Pairing food in a modern Australian context
Modern Australian cooking does not rely on one inherited rulebook. That is its strength, and also the challenge for pairing. The same menu can move from raw seafood to wood-fired vegetables to lamb with spice, yoghurt and herbs. The wines need enough range to follow those shifts.
A useful principle is to identify the dominant effect of each dish. Is it bright and saline, rich and fatty, aromatic and spiced, or earthy and savoury? Once that is clear, the wine decision becomes easier. Acidity cuts through richness. Texture supports texture. Aromatics either echo the dish or stand back from it.
Take a plate of kingfish with citrus, cucumber and a touch of heat. The main impression is freshness, so a precise white with tension makes sense. Move to roasted cauliflower with tahini, dukkah and lemon. Now texture, nuttiness and char matter more, which opens the door to a fuller white or an amber style with savoury grip. For lamb with smoked aubergine and herbs, a medium-bodied red with spice and freshness usually works better than something heavily oaked.

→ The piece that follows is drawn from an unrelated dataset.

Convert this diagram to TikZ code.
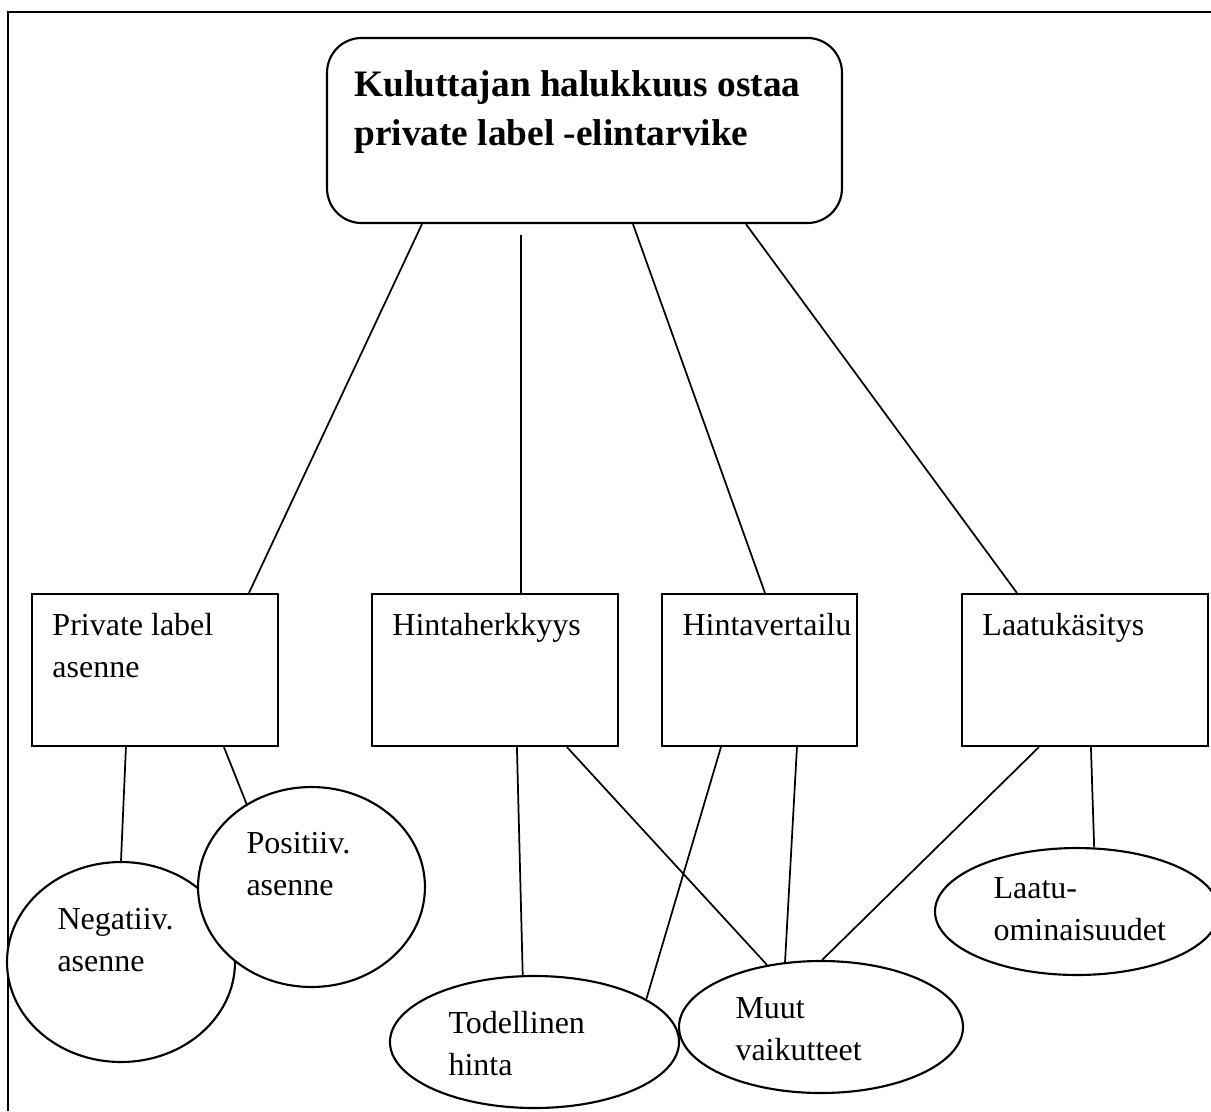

What does not work as often is overcomplication. If both the dish and the wine ask for too much attention, the pairing becomes intellectual rather than pleasurable. A dinner should still feel relaxed.
The role of atmosphere in a pairing dinner
Wine pairing is not only about what is in the glass. It is also about pace, setting and service. In a heritage building or a contemporary dining room with natural materials, the visual calm of the space can shape how guests receive flavour. Good rooms slow people down without making them feel staged.
That matters for business dinners as much as celebrations. Guests want quality and clarity, but not stiffness. A well-paced service with informed, concise explanation will always land better than a lecture at every course. The goal is confidence without performance.
This is where a restaurant such as Flui sits naturally. A pairing dinner in that environment should feel urban, seasonal and grounded in Australian produce, while still allowing global flavour references to speak. The wine list should support the food, not act as a separate statement.
When not to force a pairing
Not every dish needs a perfect match. Sometimes the best decision is a broadly compatible wine that lets the food lead. This is especially true with highly spiced dishes, very sweet elements or courses built around unusual ferments. Chasing a flawless technical pairing can make the evening feel rigid.
There is also a practical side. Guests arrive with different levels of wine knowledge and different preferences. Some will notice every shift in acid and tannin. Others simply want the meal to feel harmonious. A good pairing dinner accommodates both. It should reward attention without requiring it.
How to judge whether a pairing dinner has worked
The clearest sign is simple: each course makes sense on its own, and becomes more complete with the wine. The glass should not erase the plate, and the plate should not flatten the wine. When one sip sends you back to the food with more interest, the pairing is doing its job.
It also helps if the dinner leaves room for memory. Guests may not recall every vintage, but they will remember the sequence – the freshness of the opening, the warmth of a shared main, the way a textured white changed a vegetable course, or the surprise of a lighter red with something smoky. That is what gives a pairing dinner staying power.
A good Australian wine pairing dinner does not need theatrics. It needs thoughtful cooking, a measured wine selection and a room that understands how people actually want to dine now – with quality, with ease and with enough detail to make the night feel worth repeating.